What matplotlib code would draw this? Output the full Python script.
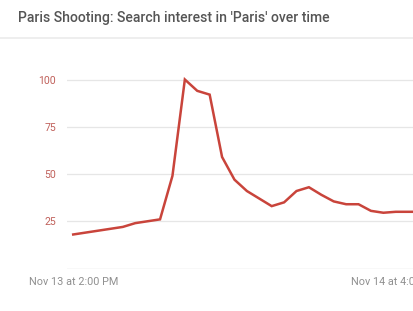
import matplotlib
matplotlib.use("Agg")
import matplotlib.pyplot as plt
from matplotlib.lines import Line2D

plt.rcParams['font.family'] = ['Roboto', 'DejaVu Sans']

# hourly search interest, starting Nov 13 at 2:00 PM
hours = list(range(29))
interest = [18, 19, 20, 21, 22, 24, 25, 26, 49, 100, 94, 92, 59, 47, 41, 37,
            33, 35, 41, 43, 39, 35.5, 34, 34, 30.5, 29.5, 30, 30, 30]
y_ticks = [25, 50, 75, 100]
x_ticks = [0, 26]
x_labels = ['Nov 13 at 2:00 PM', 'Nov 14 at 4:00 PM']

W, H = 414, 311
fig = plt.figure(figsize=(W / 100, H / 100), dpi=100)
fig.patch.set_facecolor('white')

fig.text(18 / W, 1 - 18 / H, "Paris Shooting: Search interest in 'Paris' over time",
         fontsize=10.1, color='#555555', va='center', ha='left', weight='medium')
fig.add_artist(Line2D([0, 1], [1 - 37.5 / H] * 2, color='#ebebeb', lw=1.2,
                      transform=fig.transFigure))

# axes run past the right edge, like the cropped screenshot
left, right = 67, 428
bottom, top = 268.5, 70
ax = fig.add_axes([left / W, 1 - bottom / H, (right - left) / W, (bottom - top) / H])
ax.set_xlim(-0.5, 28.6)
ax.set_ylim(0, 100 * (bottom - top) / (bottom - 79.5))

for v in y_ticks:
    ax.axhline(v, color='#e6e6e6', lw=0.9, zorder=1)
ax.axhline(0, color='#dcdcdc', lw=1.0, zorder=1)

ax.plot(hours, interest, color='#c9443b', lw=1.8, solid_joinstyle='miter', zorder=3)

ax.set_yticks(y_ticks)
ax.set_yticklabels([str(v) for v in y_ticks], color='#c0605a', fontsize=7.6)
ax.set_xticks(x_ticks)
ax.set_xticklabels(x_labels, color='#909090', fontsize=7.8)
ax.tick_params(axis='both', length=0)
ax.tick_params(axis='y', pad=8)
ax.tick_params(axis='x', pad=6)
for s in ax.spines.values():
    s.set_visible(False)

fig.savefig('out.png', dpi=100)
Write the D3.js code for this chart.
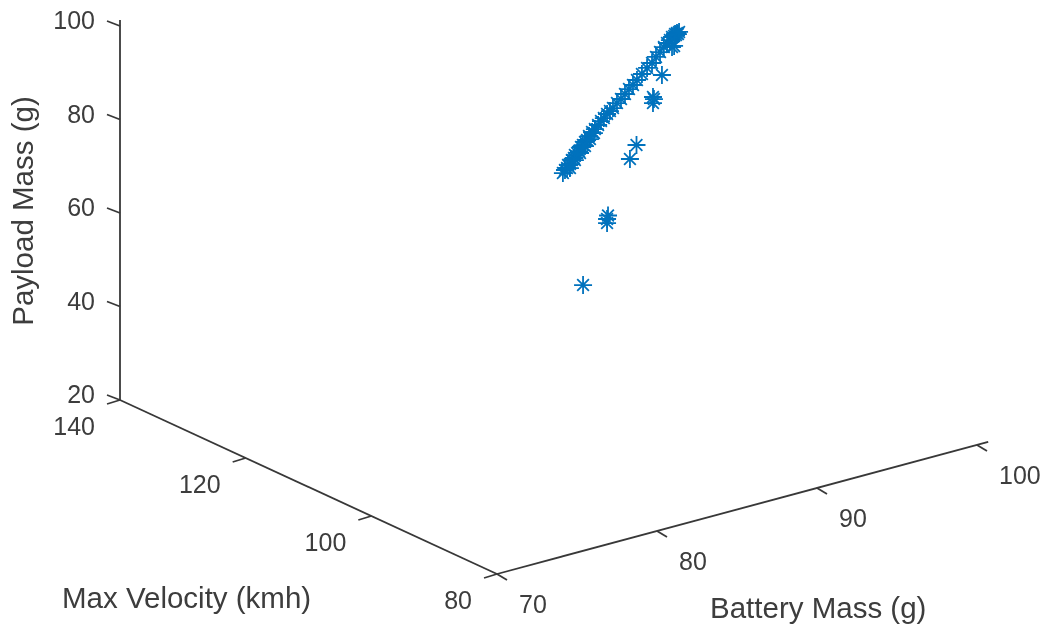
<!DOCTYPE html>
<html lang="en">
<head>
    <meta charset="UTF-8">
    <title>Payload vs Battery vs Velocity</title>
    <script src="https://d3js.org/d3.v7.min.js"></script>
    <style>
        body { margin: 0; background: #fff; overflow: hidden; }
        text { font-family: "Liberation Sans", Arial, sans-serif; font-size: 25px; fill: #3c3c3c; }
        text.title { font-size: 29.5px; }
        .axis-line { stroke: #383838; stroke-width: 1.8; fill: none; }
        .star { fill: none; stroke: #0072bd; stroke-width: 1.8; }
    </style>
</head>
<body>
    <svg id="chart" width="1044" height="629">
        <defs>
            <filter id="soft" filterUnits="userSpaceOnUse" x="0" y="0" width="1044" height="629">
                <feGaussianBlur stdDeviation="0.6"></feGaussianBlur>
            </filter>
        </defs>
    </svg>
    <script>
        const batteryTicks = [70, 80, 90, 100];
        const velocityTicks = [80, 100, 120, 140];
        const payloadTicks = [20, 40, 60, 80, 100];

        // velocity can't be read separately from a single 2D view, so it is held at 110
        const battery = [
            85.90, 86.03, 86.16, 86.22, 86.34, 86.47, 86.59, 86.65, 86.79, 86.91,
            87.03, 87.15, 87.28, 87.41, 87.53, 87.72, 87.90, 88.10, 88.28, 88.46,
            88.66, 88.84, 89.03, 89.28, 89.53, 89.78, 90.03, 90.28, 90.53, 90.84,
            91.16, 91.47, 91.72, 91.97, 92.21, 92.41, 92.59, 92.72, 92.85, 92.91,
            92.97, 93.03, 93.09, 93.16,
            86.34, 86.65, 86.97, 87.28, 87.59, 87.84,
            87.16, 88.72, 88.66, 88.66, 90.09, 90.50, 91.53, 91.53, 91.59, 92.09, 92.85, 92.72
        ];
        const velocity = [
            110, 110, 110, 110, 110, 110, 110, 110, 110, 110,
            110, 110, 110, 110, 110, 110, 110, 110, 110, 110,
            110, 110, 110, 110, 110, 110, 110, 110, 110, 110,
            110, 110, 110, 110, 110, 110, 110, 110, 110, 110,
            110, 110, 110, 110,
            110, 110, 110, 110, 110, 110,
            110, 110, 110, 110, 110, 110, 110, 110, 110, 110, 110, 110
        ];
        const payload = [
            72.53, 73.06, 73.37, 73.95, 74.05, 74.79, 75.11, 75.69, 76.01, 76.31,
            77.06, 77.37, 77.90, 78.21, 78.95, 79.62, 80.10, 80.78, 81.46, 81.94,
            82.62, 83.09, 83.56, 84.40, 85.03, 85.87, 86.70, 87.34, 88.18, 89.17,
            90.17, 90.95, 92.01, 92.83, 93.67, 94.36, 94.83, 95.36, 95.46, 95.83,
            95.55, 95.93, 95.65, 96.03,
            73.19, 74.62, 75.83, 77.04, 78.25, 79.30,
            47.41, 60.86, 59.30, 60.16, 71.68, 74.30, 83.62, 82.33, 83.13, 87.81, 93.32, 93.22
        ];

        const svg = d3.select("#chart");
        const root = svg.append("g").attr("filter", "url(#soft)");

        // fixed oblique view: every axis is a scale onto a 2D offset
        const origin = [497, 574];
        const batteryScale = d3.scaleLinear().domain([70, 100]).range([[0, 0], [480, -129]]);
        const velocityScale = d3.scaleLinear().domain([80, 140]).range([[0, 0], [-377, -174]]);
        const payloadScale = d3.scaleLinear().domain([20, 100]).range([[0, 0], [0, -374]]);

        function project(b, v, p) {
            const a = batteryScale(b), c = velocityScale(v), d = payloadScale(p);
            return [origin[0] + a[0] + c[0] + d[0], origin[1] + a[1] + c[1] + d[1]];
        }

        const line = d3.line();

        function drawAxis(from, to, ticks, pos, tickDir) {
            root.append("path").attr("class", "axis-line").attr("d", line([from, to]));
            root.selectAll(null)
                .data(ticks)
                .enter()
                .append("path")
                .attr("class", "axis-line")
                .attr("d", d => {
                    const q = pos(d);
                    return line([q, [q[0] + tickDir[0], q[1] + tickDir[1]]]);
                });
        }

        // the battery and payload lines run a little past their last tick
        drawAxis(project(70, 80, 20), project(100.7, 80, 20), batteryTicks, d => project(d, 80, 20), [10, 6]);
        drawAxis(project(70, 80, 20), project(70, 140, 20), velocityTicks, d => project(70, d, 20), [-13, 4]);
        drawAxis(project(70, 140, 20), project(70, 140, 101.3), payloadTicks, d => project(70, 140, d), [-13, -5]);

        // tick labels
        root.selectAll(null)
            .data(payloadTicks)
            .enter()
            .append("text")
            .attr("text-anchor", "end")
            .attr("x", d => project(70, 140, d)[0] - 25)
            .attr("y", d => project(70, 140, d)[1] + 3)
            .text(d => d);

        root.selectAll(null)
            .data(velocityTicks)
            .enter()
            .append("text")
            .attr("text-anchor", "end")
            .attr("x", d => project(70, d, 20)[0] - 25)
            .attr("y", d => project(70, d, 20)[1] + 35)
            .text(d => d);

        root.selectAll(null)
            .data(batteryTicks)
            .enter()
            .append("text")
            .attr("x", d => project(d, 80, 20)[0] + 22)
            .attr("y", d => project(d, 80, 20)[1] + 39)
            .text(d => d);

        // axis titles
        root.append("text").attr("class", "title").attr("x", 62).attr("y", 608).text("Max Velocity (kmh)");
        root.append("text").attr("class", "title").attr("x", 710).attr("y", 618).text("Battery Mass (g)");
        root.append("text")
            .attr("class", "title")
            .attr("text-anchor", "middle")
            .attr("transform", "translate(33,211) rotate(-90)")
            .text("Payload Mass (g)");

        // MATLAB style '*' marker
        const starSymbol = {
            draw(context, size) {
                const r = Math.sqrt(size), k = r * 0.65;
                context.moveTo(-r, 0); context.lineTo(r, 0);
                context.moveTo(0, -r); context.lineTo(0, r);
                context.moveTo(-k, -k); context.lineTo(k, k);
                context.moveTo(-k, k); context.lineTo(k, -k);
            }
        };
        const star = d3.symbol().type(starSymbol).size(81);

        root.append("g")
            .selectAll("path")
            .data(d3.range(battery.length))
            .enter()
            .append("path")
            .attr("class", "star")
            .attr("d", star)
            .attr("transform", i => {
                const q = project(battery[i], velocity[i], payload[i]);
                return `translate(${q[0]},${q[1]})`;
            });
    </script>
</body>
</html>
************
**Problem**
From the first line of the listing above, repeat every line through the one holding "plt.rcParams['font.family'] = ['Roboto', 'DejaVu". Both ends count, and pictures stay out.

**Result of this exercise**
What matplotlib code would draw this? Output the full Python script.
import matplotlib
matplotlib.use("Agg")
import matplotlib.pyplot as plt
from matplotlib.lines import Line2D

plt.rcParams['font.family'] = ['Roboto', 'DejaVu Sans']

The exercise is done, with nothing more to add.